**EXERCISE GOAL:** Reproduce, please, only the lines from the first line below to the line containing "sigma_colors = ['#ff0000', '#0000ff', '#ff00ff']", inclusive.

· · ·

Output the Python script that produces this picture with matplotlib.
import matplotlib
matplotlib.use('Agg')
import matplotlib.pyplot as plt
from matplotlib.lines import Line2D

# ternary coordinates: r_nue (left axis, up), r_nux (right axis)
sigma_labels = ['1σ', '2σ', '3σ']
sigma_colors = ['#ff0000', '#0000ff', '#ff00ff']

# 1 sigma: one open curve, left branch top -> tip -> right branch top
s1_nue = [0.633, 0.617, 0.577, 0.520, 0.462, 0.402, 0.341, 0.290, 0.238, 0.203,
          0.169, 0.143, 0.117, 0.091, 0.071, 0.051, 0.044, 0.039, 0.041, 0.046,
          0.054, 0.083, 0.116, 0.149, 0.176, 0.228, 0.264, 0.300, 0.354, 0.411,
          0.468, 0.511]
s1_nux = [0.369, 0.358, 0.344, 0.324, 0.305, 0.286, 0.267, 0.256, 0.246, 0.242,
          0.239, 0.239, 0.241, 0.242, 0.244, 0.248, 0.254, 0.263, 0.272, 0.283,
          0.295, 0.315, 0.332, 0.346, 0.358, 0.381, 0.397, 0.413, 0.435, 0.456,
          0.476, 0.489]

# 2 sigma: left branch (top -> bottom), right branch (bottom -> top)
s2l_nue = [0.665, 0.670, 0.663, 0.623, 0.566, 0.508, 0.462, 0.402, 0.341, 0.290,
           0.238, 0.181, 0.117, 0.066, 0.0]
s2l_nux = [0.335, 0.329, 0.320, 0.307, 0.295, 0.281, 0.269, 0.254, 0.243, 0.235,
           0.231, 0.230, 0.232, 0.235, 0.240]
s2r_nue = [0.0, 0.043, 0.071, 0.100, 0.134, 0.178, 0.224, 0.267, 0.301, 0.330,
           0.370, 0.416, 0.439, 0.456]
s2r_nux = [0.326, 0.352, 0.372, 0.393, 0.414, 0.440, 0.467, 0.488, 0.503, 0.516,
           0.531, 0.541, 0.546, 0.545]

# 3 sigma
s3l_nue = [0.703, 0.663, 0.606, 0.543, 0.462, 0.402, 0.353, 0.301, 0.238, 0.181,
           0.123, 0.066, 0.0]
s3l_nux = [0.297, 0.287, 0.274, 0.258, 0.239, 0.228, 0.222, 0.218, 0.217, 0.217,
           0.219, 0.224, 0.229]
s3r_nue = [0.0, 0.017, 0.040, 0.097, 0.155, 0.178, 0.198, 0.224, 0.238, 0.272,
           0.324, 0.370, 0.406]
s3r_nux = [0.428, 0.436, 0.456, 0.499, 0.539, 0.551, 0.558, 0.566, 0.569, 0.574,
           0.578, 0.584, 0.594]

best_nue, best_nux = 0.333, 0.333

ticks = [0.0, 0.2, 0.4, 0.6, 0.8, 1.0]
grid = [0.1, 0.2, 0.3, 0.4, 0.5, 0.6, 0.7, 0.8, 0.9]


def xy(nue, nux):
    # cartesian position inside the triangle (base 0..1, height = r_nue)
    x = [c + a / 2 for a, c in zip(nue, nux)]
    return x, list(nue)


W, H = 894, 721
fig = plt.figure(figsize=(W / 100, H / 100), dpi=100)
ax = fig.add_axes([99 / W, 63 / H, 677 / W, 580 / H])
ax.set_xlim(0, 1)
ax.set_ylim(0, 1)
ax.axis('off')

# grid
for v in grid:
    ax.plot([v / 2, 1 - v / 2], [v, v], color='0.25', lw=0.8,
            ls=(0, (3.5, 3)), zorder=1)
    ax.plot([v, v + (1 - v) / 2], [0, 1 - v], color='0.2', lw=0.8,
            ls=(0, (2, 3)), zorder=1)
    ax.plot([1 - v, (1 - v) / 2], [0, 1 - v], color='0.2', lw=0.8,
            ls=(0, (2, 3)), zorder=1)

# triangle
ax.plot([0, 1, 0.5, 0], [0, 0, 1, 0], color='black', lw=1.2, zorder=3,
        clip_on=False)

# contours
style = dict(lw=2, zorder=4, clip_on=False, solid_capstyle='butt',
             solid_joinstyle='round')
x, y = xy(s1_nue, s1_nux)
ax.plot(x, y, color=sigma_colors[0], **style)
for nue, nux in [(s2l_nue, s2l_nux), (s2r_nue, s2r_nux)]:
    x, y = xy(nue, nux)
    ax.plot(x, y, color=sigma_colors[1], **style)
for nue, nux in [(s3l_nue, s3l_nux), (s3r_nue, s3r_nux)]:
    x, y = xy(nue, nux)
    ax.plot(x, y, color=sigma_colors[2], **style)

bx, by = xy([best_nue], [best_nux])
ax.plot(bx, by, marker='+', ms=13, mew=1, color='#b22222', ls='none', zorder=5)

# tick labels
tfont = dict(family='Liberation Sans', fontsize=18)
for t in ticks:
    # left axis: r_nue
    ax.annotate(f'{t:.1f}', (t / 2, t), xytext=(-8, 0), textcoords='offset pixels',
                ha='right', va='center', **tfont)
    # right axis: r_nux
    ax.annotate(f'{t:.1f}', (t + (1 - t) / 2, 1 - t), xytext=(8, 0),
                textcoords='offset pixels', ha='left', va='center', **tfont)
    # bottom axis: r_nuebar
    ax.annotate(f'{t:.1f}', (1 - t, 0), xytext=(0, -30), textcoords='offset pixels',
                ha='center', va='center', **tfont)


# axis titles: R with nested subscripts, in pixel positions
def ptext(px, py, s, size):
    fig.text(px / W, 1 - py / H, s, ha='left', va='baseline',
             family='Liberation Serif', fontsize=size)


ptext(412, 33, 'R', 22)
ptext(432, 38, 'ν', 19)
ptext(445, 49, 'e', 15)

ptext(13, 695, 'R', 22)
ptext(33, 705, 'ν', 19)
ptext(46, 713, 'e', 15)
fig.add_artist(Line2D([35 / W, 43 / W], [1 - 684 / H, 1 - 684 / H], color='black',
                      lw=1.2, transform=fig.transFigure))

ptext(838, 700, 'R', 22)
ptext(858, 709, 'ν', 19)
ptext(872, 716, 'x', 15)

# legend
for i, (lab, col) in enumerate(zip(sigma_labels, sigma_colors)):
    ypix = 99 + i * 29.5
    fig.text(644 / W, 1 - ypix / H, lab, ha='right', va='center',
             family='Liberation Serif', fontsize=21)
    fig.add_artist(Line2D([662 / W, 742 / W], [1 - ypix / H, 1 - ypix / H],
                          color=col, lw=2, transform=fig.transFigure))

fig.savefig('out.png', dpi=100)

· · ·

**RESULT FOR THIS EXERCISE:**
Output the Python script that produces this picture with matplotlib.
import matplotlib
matplotlib.use('Agg')
import matplotlib.pyplot as plt
from matplotlib.lines import Line2D

# ternary coordinates: r_nue (left axis, up), r_nux (right axis)
sigma_labels = ['1σ', '2σ', '3σ']
sigma_colors = ['#ff0000', '#0000ff', '#ff00ff']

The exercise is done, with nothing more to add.